Trybunał podzielił obawy Mazowsza o zgubne efekty braku progu ostrożnościowego i przypomniał, że rok temu wydał postanowienie sygnalizacyjnego wniosku Warszawy, którego posłowie i ministerstwo finansów dotychczas nie wykonali.
– To krok do przodu, ale nie przestaniemy działać. Trzeba zadbać o to, by przepisy zostały rozsądnie zmienione. Dziś mogę powiedzieć, że odzyskałem wiarę w państwo polskie – skomentował wyrok marszałek Adam Struzik.
W 2010 r. marszałek złożył wniosek o zbadanie zgodności przepisów dotyczących „janosikowego” z Konstytucją RP. Wskazywał na wadliwie skonstruowany algorytm. Trybunał zapoznał się z materiałami przedstawianymi przez stronę samorządową oraz rządową i orzekł, że sposób naliczania i redystrybucji „janosikowego” na poziomie województw jest niezgodny z Konstytucją RP.
Trybunał uznał, że niezgodne z Konstytucją są przepisy w ustawie o dochodach jednostek samorządu terytorialnego – art. 31 (algorytm naliczania „janosikowego” dla województw) i art. 25 (sposób redystrybucji subwencji) w zakresie, w jakim nie gwarantują stabilności finansowej samorządom. Nowe rozwiązania legislacyjne powinny według Trybunału Konstytucyjnego być rozwiązaniami systemowymi, dlatego sędziowie dali 18 miesięcy na zmianę przepisów. Trybunał wziął pod uwagę fakt, że w okresie dekoniunktury dokonywanie wpłat obliczanych na podstawie czasów dobrobytu jest podwójnym obciążeniem.
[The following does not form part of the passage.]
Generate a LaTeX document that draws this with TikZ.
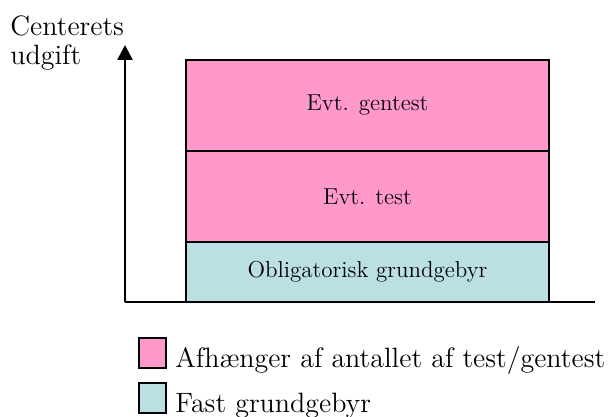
\documentclass[tikz,border=0pt]{standalone}
\usetikzlibrary{arrows.meta,positioning}
\definecolor{varcol}{RGB}{255,153,204}
\definecolor{fixcol}{RGB}{187,224,227}

\begin{document}
\begin{tikzpicture}[x=1pt,y=1pt]
\tikzstyle{seg}=[draw,line width=1pt,outer sep=0pt,inner sep=0pt,minimum width=181.5pt,font=\fontsize{11.5}{13}\selectfont]
\tikzstyle{axis}=[line width=1.3pt]
\tikzstyle{legbox}=[draw,line width=1pt,outer sep=0pt,inner sep=0pt,minimum width=13.5pt,minimum height=15pt]
\tikzstyle{legtext}=[inner sep=0pt,font=\fontsize{14}{14.5}\selectfont]
\useasboundingbox (0,0) rectangle (307.5,208.5);
% axes
\coordinate (origin) at (62.5,57.5);
\coordinate (ytop) at (62.5,186);
\coordinate (xend) at (297.5,57.5);
\draw[axis,-{Triangle[length=7.5pt,width=7.5pt]}] (origin) -- (ytop);
\draw[axis] (origin) -- (xend);
\node[legtext,anchor=base west,align=left] (ylabel) at (5,176) {Centerets\\udgift};
% stacked bar
\node[seg,fill=fixcol,minimum height=30pt,anchor=south west] (base) at (93,57.5) {Obligatorisk grundgebyr};
\node[seg,fill=varcol,minimum height=45.5pt,above=0pt of base] (test) {Evt. test};
\node[seg,fill=varcol,minimum height=45.5pt,above=0pt of test] (gentest) {Evt. gentest};
% legend
\node[legbox,fill=varcol] (legvar) at (76.25,32) {};
\node[legbox,fill=fixcol] (legfix) at (76.25,9.5) {};
\node[legtext,anchor=base west] (legvartext) at ([xshift=4.5pt]legvar.south east) {Afhænger af antallet af test/gentest};
\node[legtext,anchor=base west] (legfixtext) at ([xshift=4.5pt]legfix.south east) {Fast grundgebyr};
\end{tikzpicture}
\end{document}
Mechanizmy wyrównawcze – choć spełniają swoją solidarnościową rolę – nie mogą odbierać możliwość realizacji podstawowej roli i ograniczać stymulowanie rozwoju samorządu płacącego „janosikowe”.
Za problematyczne uznał również brak bariery ostrożnościowej – zauważył, że w skrajnych sytuacjach gospodarczych przepisy mogłyby doprowadzić do pełnego załamania finansów „płatnika”. Podkreślił, że przepisy nie mogą wspierać jednych samorządów kosztem rozwoju drugich.